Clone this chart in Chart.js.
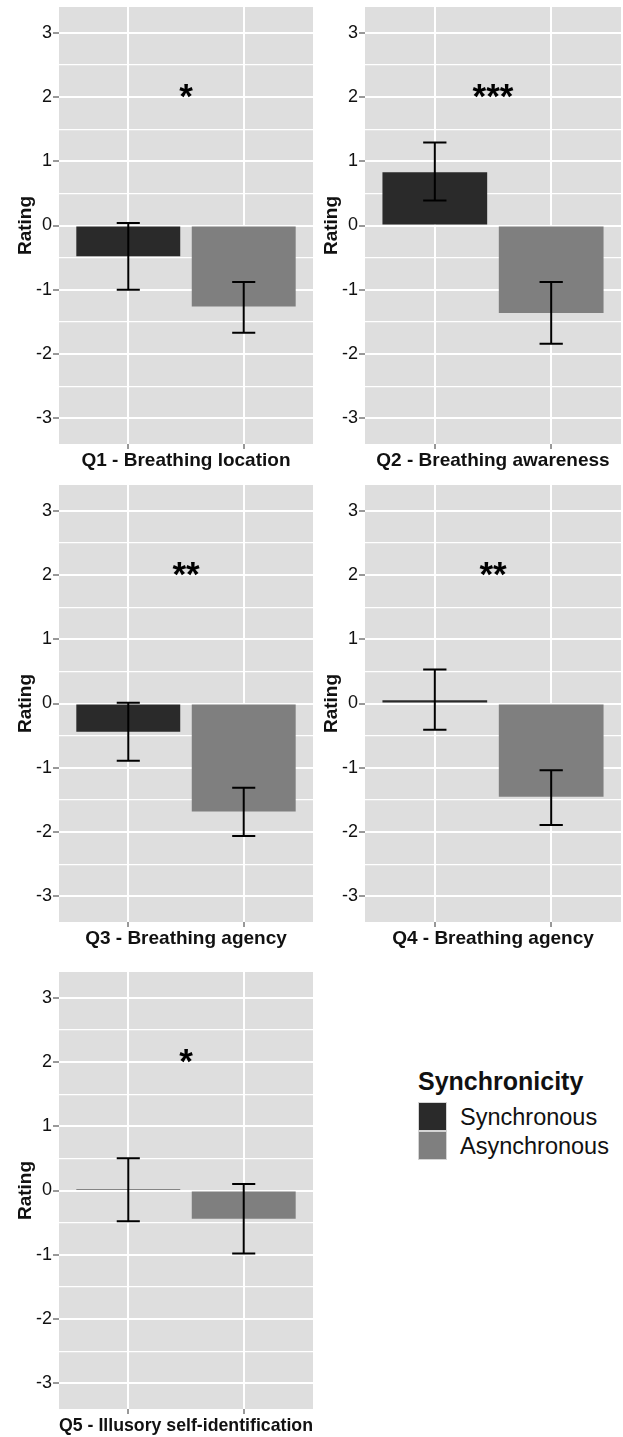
<!DOCTYPE html>
<html>
<head>
<meta charset="utf-8">
<script src="https://cdn.jsdelivr.net/npm/chart.js@4.4.1/dist/chart.umd.min.js"></script>
<style>
    html, body { margin: 0; padding: 0; background: #fff; }
    body { width: 623px; height: 1437px; position: relative; overflow: hidden; font-family: 'Liberation Sans', Arial, sans-serif; }
    canvas { position: absolute; }
    .legend { position: absolute; left: 418px; top: 1067px; color: #111; }
    .legend-title { font-weight: bold; font-size: 25px; line-height: 28px; margin-bottom: 7px; }
    .legend-row { display: flex; align-items: center; height: 29px; }
    .legend-key { width: 27px; height: 27px; border: 1px solid #d4d4d4; margin-right: 13px; }
    .legend-label { font-size: 23.5px; line-height: 29px; position: relative; top: 1px; }
</style>
</head>
<body>
<div class="legend" id="legend"></div>
<script>
// Data
const questions = ['Q1 - Breathing location', 'Q2 - Breathing awareness', 'Q3 - Breathing agency', 'Q4 - Breathing agency', 'Q5 - Illusory self-identification'];
const seriesNames = ['Synchronous', 'Asynchronous'];
const syncMeans = [-0.48, 0.83, -0.44, 0.05, 0.025];
const syncLower = [-1.00, 0.39, -0.89, -0.41, -0.48];
const syncUpper = [0.04, 1.29, 0.01, 0.53, 0.50];
const asyncMeans = [-1.26, -1.36, -1.68, -1.45, -0.44];
const asyncLower = [-1.67, -1.84, -2.06, -1.89, -0.98];
const asyncUpper = [-0.88, -0.88, -1.31, -1.04, 0.10];
const significance = ['*', '***', '**', '**', '*'];
const starLevel = 2.08;
const majorTicks = [-3, -2, -1, 0, 1, 2, 3];
const minorTicks = [-2.5, -1.5, -0.5, 0.5, 1.5, 2.5];

const seriesColors = ['#2a2a2a', '#7f7f7f'];
const panelBg = '#dedede';
const FONT = "'Liberation Sans', Arial, sans-serif";

// where each panel sits on the page
const panels = [
    { left: 0, top: 0, width: 315 },
    { left: 306, top: 0, width: 317 },
    { left: 0, top: 478, width: 315 },
    { left: 306, top: 478, width: 317 },
    { left: 0, top: 965, width: 315 }
];
const PANEL_H = 474;

const panelBackground = {
    id: 'panelBackground',
    beforeDraw(chart) {
        const { ctx, chartArea: a } = chart;
        ctx.save();
        ctx.fillStyle = panelBg;
        ctx.fillRect(a.left, a.top, a.right - a.left, a.bottom - a.top);
        ctx.restore();
    }
};

const errorBars = {
    id: 'errorBars',
    afterDatasetsDraw(chart, args, opts) {
        const { ctx, scales: { x, y } } = chart;
        const capHalf = x.getPixelForValue(1.1) - x.getPixelForValue(1);
        ctx.save();
        ctx.strokeStyle = '#000';
        ctx.lineWidth = 2;
        opts.bars.forEach(b => {
            const px = x.getPixelForValue(b.x);
            const yl = y.getPixelForValue(b.lo);
            const yh = y.getPixelForValue(b.hi);
            ctx.beginPath();
            ctx.moveTo(px, yl); ctx.lineTo(px, yh);
            ctx.moveTo(px - capHalf, yl); ctx.lineTo(px + capHalf, yl);
            ctx.moveTo(px - capHalf, yh); ctx.lineTo(px + capHalf, yh);
            ctx.stroke();
        });
        // significance stars
        const fs = 35;
        ctx.fillStyle = '#000';
        ctx.font = `bold ${fs}px ${FONT}`;
        ctx.textAlign = 'center';
        ctx.textBaseline = 'alphabetic';
        ctx.fillText(opts.stars, x.getPixelForValue(1.5), y.getPixelForValue(starLevel) + fs * 0.47);
        ctx.restore();
    }
};

questions.forEach((q, i) => {
    const p = panels[i];
    const canvas = document.createElement('canvas');
    canvas.width = p.width;
    canvas.height = PANEL_H;
    canvas.style.left = p.left + 'px';
    canvas.style.top = p.top + 'px';
    document.body.appendChild(canvas);

    new Chart(canvas.getContext('2d'), {
        type: 'bar',
        data: {
            datasets: [{
                label: 'Rating',
                data: [{ x: 1, y: syncMeans[i] }, { x: 2, y: asyncMeans[i] }],
                backgroundColor: seriesColors,
                borderWidth: 0,
                categoryPercentage: 1,
                barPercentage: 0.9
            }]
        },
        options: {
            responsive: false,
            animation: false,
            devicePixelRatio: 1,
            layout: { padding: { top: 7, right: 2, left: 0, bottom: 0 } },
            plugins: {
                legend: { display: false },
                tooltip: { enabled: false },
                errorBars: {
                    bars: [
                        { x: 1, lo: syncLower[i], hi: syncUpper[i] },
                        { x: 2, lo: asyncLower[i], hi: asyncUpper[i] }
                    ],
                    stars: significance[i]
                }
            },
            scales: {
                x: {
                    type: 'linear',
                    min: 0.4,
                    max: 2.6,
                    offset: false,
                    afterBuildTicks: (s) => { s.ticks = [{ value: 1 }, { value: 2 }]; },
                    afterFit: (s) => { s.height = 30; s.paddingLeft = 0; s.paddingRight = 0; },
                    grid: { offset: false, color: '#fff', lineWidth: 2, tickLength: 5, tickColor: '#333', tickWidth: 1 },
                    border: { display: false },
                    ticks: { display: false },
                    title: {
                        display: true, text: q, color: '#111',
                        font: { family: FONT, size: 19, weight: 'bold' },
                        padding: { top: 0, bottom: 2 }
                    }
                },
                y: {
                    min: -3.4,
                    max: 3.4,
                    afterBuildTicks: (s) => { s.ticks = majorTicks.concat(minorTicks).sort((a, b) => a - b).map(v => ({ value: v })); },
                    afterFit: (s) => { s.width = 59; s.paddingTop = 0; s.paddingBottom = 0; },
                    grid: {
                        color: '#fff',
                        lineWidth: (c) => majorTicks.includes(c.tick.value) ? 2 : 1.2,
                        tickLength: 6,
                        tickColor: (c) => majorTicks.includes(c.tick.value) ? '#333' : 'rgba(0,0,0,0)',
                        tickWidth: 1
                    },
                    border: { display: false },
                    ticks: {
                        autoSkip: false,
                        padding: 1,
                        color: '#111',
                        font: { family: FONT, size: 18 },
                        callback: (v) => majorTicks.includes(v) ? String(v) : ''
                    },
                    title: {
                        display: true, text: 'Rating', color: '#111',
                        font: { family: FONT, size: 19, weight: 'bold' },
                        padding: { top: 14, bottom: 0 }
                    }
                }
            }
        },
        plugins: [panelBackground, errorBars]
    });
});

// legend
const legend = document.getElementById('legend');
legend.innerHTML = '<div class="legend-title">Synchronicity</div>' +
    seriesNames.map((n, k) => `<div class="legend-row"><div class="legend-key" style="background:${seriesColors[k]}"></div><span class="legend-label">${n}</span></div>`).join('');
</script>
</body>
</html>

- [Set exercise]: Reproduce the data above in full, exactly as it is, with the pictures left out.

- [Completed exercise]:
Clone this chart in Chart.js.
<!DOCTYPE html>
<html>
<head>
<meta charset="utf-8">
<script src="https://cdn.jsdelivr.net/npm/chart.js@4.4.1/dist/chart.umd.min.js"></script>
<style>
    html, body { margin: 0; padding: 0; background: #fff; }
    body { width: 623px; height: 1437px; position: relative; overflow: hidden; font-family: 'Liberation Sans', Arial, sans-serif; }
    canvas { position: absolute; }
    .legend { position: absolute; left: 418px; top: 1067px; color: #111; }
    .legend-title { font-weight: bold; font-size: 25px; line-height: 28px; margin-bottom: 7px; }
    .legend-row { display: flex; align-items: center; height: 29px; }
    .legend-key { width: 27px; height: 27px; border: 1px solid #d4d4d4; margin-right: 13px; }
    .legend-label { font-size: 23.5px; line-height: 29px; position: relative; top: 1px; }
</style>
</head>
<body>
<div class="legend" id="legend"></div>
<script>
// Data
const questions = ['Q1 - Breathing location', 'Q2 - Breathing awareness', 'Q3 - Breathing agency', 'Q4 - Breathing agency', 'Q5 - Illusory self-identification'];
const seriesNames = ['Synchronous', 'Asynchronous'];
const syncMeans = [-0.48, 0.83, -0.44, 0.05, 0.025];
const syncLower = [-1.00, 0.39, -0.89, -0.41, -0.48];
const syncUpper = [0.04, 1.29, 0.01, 0.53, 0.50];
const asyncMeans = [-1.26, -1.36, -1.68, -1.45, -0.44];
const asyncLower = [-1.67, -1.84, -2.06, -1.89, -0.98];
const asyncUpper = [-0.88, -0.88, -1.31, -1.04, 0.10];
const significance = ['*', '***', '**', '**', '*'];
const starLevel = 2.08;
const majorTicks = [-3, -2, -1, 0, 1, 2, 3];
const minorTicks = [-2.5, -1.5, -0.5, 0.5, 1.5, 2.5];

const seriesColors = ['#2a2a2a', '#7f7f7f'];
const panelBg = '#dedede';
const FONT = "'Liberation Sans', Arial, sans-serif";

// where each panel sits on the page
const panels = [
    { left: 0, top: 0, width: 315 },
    { left: 306, top: 0, width: 317 },
    { left: 0, top: 478, width: 315 },
    { left: 306, top: 478, width: 317 },
    { left: 0, top: 965, width: 315 }
];
const PANEL_H = 474;

const panelBackground = {
    id: 'panelBackground',
    beforeDraw(chart) {
        const { ctx, chartArea: a } = chart;
        ctx.save();
        ctx.fillStyle = panelBg;
        ctx.fillRect(a.left, a.top, a.right - a.left, a.bottom - a.top);
        ctx.restore();
    }
};

const errorBars = {
    id: 'errorBars',
    afterDatasetsDraw(chart, args, opts) {
        const { ctx, scales: { x, y } } = chart;
        const capHalf = x.getPixelForValue(1.1) - x.getPixelForValue(1);
        ctx.save();
        ctx.strokeStyle = '#000';
        ctx.lineWidth = 2;
        opts.bars.forEach(b => {
            const px = x.getPixelForValue(b.x);
            const yl = y.getPixelForValue(b.lo);
            const yh = y.getPixelForValue(b.hi);
            ctx.beginPath();
            ctx.moveTo(px, yl); ctx.lineTo(px, yh);
            ctx.moveTo(px - capHalf, yl); ctx.lineTo(px + capHalf, yl);
            ctx.moveTo(px - capHalf, yh); ctx.lineTo(px + capHalf, yh);
            ctx.stroke();
        });
        // significance stars
        const fs = 35;
        ctx.fillStyle = '#000';
        ctx.font = `bold ${fs}px ${FONT}`;
        ctx.textAlign = 'center';
        ctx.textBaseline = 'alphabetic';
        ctx.fillText(opts.stars, x.getPixelForValue(1.5), y.getPixelForValue(starLevel) + fs * 0.47);
        ctx.restore();
    }
};

questions.forEach((q, i) => {
    const p = panels[i];
    const canvas = document.createElement('canvas');
    canvas.width = p.width;
    canvas.height = PANEL_H;
    canvas.style.left = p.left + 'px';
    canvas.style.top = p.top + 'px';
    document.body.appendChild(canvas);

    new Chart(canvas.getContext('2d'), {
        type: 'bar',
        data: {
            datasets: [{
                label: 'Rating',
                data: [{ x: 1, y: syncMeans[i] }, { x: 2, y: asyncMeans[i] }],
                backgroundColor: seriesColors,
                borderWidth: 0,
                categoryPercentage: 1,
                barPercentage: 0.9
            }]
        },
        options: {
            responsive: false,
            animation: false,
            devicePixelRatio: 1,
            layout: { padding: { top: 7, right: 2, left: 0, bottom: 0 } },
            plugins: {
                legend: { display: false },
                tooltip: { enabled: false },
                errorBars: {
                    bars: [
                        { x: 1, lo: syncLower[i], hi: syncUpper[i] },
                        { x: 2, lo: asyncLower[i], hi: asyncUpper[i] }
                    ],
                    stars: significance[i]
                }
            },
            scales: {
                x: {
                    type: 'linear',
                    min: 0.4,
                    max: 2.6,
                    offset: false,
                    afterBuildTicks: (s) => { s.ticks = [{ value: 1 }, { value: 2 }]; },
                    afterFit: (s) => { s.height = 30; s.paddingLeft = 0; s.paddingRight = 0; },
                    grid: { offset: false, color: '#fff', lineWidth: 2, tickLength: 5, tickColor: '#333', tickWidth: 1 },
                    border: { display: false },
                    ticks: { display: false },
                    title: {
                        display: true, text: q, color: '#111',
                        font: { family: FONT, size: 19, weight: 'bold' },
                        padding: { top: 0, bottom: 2 }
                    }
                },
                y: {
                    min: -3.4,
                    max: 3.4,
                    afterBuildTicks: (s) => { s.ticks = majorTicks.concat(minorTicks).sort((a, b) => a - b).map(v => ({ value: v })); },
                    afterFit: (s) => { s.width = 59; s.paddingTop = 0; s.paddingBottom = 0; },
                    grid: {
                        color: '#fff',
                        lineWidth: (c) => majorTicks.includes(c.tick.value) ? 2 : 1.2,
                        tickLength: 6,
                        tickColor: (c) => majorTicks.includes(c.tick.value) ? '#333' : 'rgba(0,0,0,0)',
                        tickWidth: 1
                    },
                    border: { display: false },
                    ticks: {
                        autoSkip: false,
                        padding: 1,
                        color: '#111',
                        font: { family: FONT, size: 18 },
                        callback: (v) => majorTicks.includes(v) ? String(v) : ''
                    },
                    title: {
                        display: true, text: 'Rating', color: '#111',
                        font: { family: FONT, size: 19, weight: 'bold' },
                        padding: { top: 14, bottom: 0 }
                    }
                }
            }
        },
        plugins: [panelBackground, errorBars]
    });
});

// legend
const legend = document.getElementById('legend');
legend.innerHTML = '<div class="legend-title">Synchronicity</div>' +
    seriesNames.map((n, k) => `<div class="legend-row"><div class="legend-key" style="background:${seriesColors[k]}"></div><span class="legend-label">${n}</span></div>`).join('');
</script>
</body>
</html>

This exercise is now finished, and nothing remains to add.